• Given information:

-- -- --

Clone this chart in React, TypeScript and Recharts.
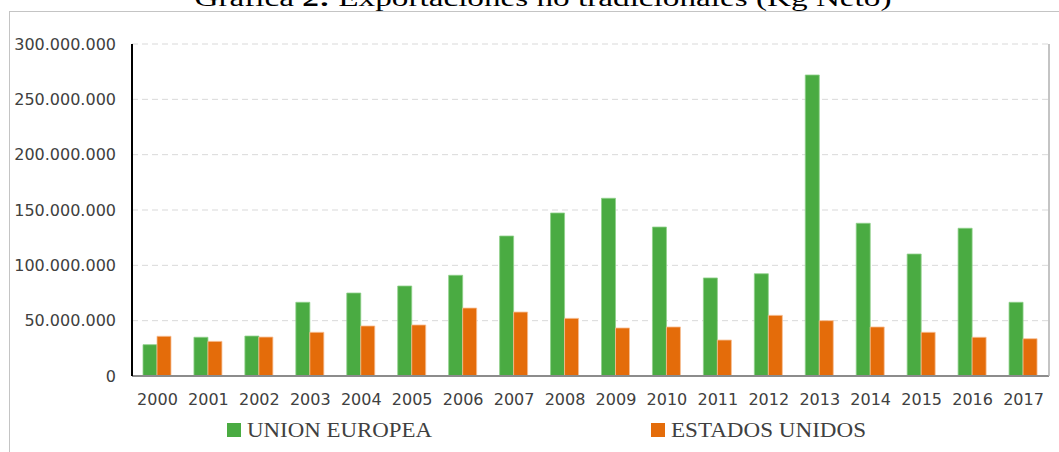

-- -- --

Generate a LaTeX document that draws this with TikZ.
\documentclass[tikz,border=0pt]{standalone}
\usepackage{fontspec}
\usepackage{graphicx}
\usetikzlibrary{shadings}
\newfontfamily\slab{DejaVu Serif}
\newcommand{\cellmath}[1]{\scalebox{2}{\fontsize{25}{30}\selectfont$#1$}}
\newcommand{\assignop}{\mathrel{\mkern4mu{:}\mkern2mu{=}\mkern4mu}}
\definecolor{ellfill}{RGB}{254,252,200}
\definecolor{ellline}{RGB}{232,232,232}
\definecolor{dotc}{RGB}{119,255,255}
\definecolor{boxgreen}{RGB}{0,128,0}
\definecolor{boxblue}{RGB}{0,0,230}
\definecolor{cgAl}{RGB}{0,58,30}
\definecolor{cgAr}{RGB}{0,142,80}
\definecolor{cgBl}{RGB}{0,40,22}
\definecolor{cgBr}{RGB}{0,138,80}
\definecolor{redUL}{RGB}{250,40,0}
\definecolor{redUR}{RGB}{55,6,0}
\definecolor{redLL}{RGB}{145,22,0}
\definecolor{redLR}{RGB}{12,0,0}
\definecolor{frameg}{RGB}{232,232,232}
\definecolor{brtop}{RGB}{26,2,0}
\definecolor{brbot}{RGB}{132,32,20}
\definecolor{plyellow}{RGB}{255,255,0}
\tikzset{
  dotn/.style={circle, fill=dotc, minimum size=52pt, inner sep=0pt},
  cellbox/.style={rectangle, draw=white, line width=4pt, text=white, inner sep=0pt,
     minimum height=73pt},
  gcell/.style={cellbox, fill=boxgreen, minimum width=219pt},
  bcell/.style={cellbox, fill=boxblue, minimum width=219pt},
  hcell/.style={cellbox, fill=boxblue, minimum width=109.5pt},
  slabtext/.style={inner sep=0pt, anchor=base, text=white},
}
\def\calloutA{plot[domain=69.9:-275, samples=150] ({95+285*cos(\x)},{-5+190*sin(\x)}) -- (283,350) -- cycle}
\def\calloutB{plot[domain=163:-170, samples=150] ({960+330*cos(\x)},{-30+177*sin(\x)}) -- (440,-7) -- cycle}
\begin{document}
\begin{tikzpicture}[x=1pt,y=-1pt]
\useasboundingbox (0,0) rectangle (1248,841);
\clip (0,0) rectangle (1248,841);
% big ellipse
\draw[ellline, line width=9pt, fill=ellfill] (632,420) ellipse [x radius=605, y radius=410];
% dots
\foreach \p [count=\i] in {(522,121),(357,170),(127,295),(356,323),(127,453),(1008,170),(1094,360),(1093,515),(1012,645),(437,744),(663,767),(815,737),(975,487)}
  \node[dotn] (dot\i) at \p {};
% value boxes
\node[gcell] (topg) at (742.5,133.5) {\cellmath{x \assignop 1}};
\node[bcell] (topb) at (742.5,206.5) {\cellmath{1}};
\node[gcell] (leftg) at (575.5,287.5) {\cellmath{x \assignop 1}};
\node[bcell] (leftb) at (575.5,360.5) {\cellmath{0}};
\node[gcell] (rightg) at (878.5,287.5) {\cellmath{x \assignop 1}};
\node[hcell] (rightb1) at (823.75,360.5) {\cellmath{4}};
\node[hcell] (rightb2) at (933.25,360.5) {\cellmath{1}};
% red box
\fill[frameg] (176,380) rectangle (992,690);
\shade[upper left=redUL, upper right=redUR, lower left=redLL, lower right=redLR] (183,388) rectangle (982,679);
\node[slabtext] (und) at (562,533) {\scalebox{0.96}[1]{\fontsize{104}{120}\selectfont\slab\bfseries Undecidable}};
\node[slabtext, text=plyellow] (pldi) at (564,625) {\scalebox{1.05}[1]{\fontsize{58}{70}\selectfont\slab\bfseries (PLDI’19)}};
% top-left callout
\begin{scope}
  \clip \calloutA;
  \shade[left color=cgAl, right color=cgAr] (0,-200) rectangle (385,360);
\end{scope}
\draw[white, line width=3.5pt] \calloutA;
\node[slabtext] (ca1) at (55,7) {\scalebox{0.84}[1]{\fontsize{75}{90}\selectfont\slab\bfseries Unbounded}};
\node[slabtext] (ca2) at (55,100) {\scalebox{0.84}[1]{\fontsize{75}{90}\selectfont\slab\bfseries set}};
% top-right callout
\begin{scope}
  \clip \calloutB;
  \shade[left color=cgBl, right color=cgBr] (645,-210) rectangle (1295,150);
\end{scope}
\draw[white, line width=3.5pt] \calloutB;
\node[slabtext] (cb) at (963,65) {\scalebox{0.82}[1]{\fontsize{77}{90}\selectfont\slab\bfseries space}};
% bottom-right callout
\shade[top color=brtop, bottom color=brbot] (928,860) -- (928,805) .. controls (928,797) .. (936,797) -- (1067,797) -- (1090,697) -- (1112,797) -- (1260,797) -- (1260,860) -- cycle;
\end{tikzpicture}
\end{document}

-- -- --

• Prompt:
Copy every line above that holds the word "this".

• Task solution:
Clone this chart in React, TypeScript and Recharts.
Generate a LaTeX document that draws this with TikZ.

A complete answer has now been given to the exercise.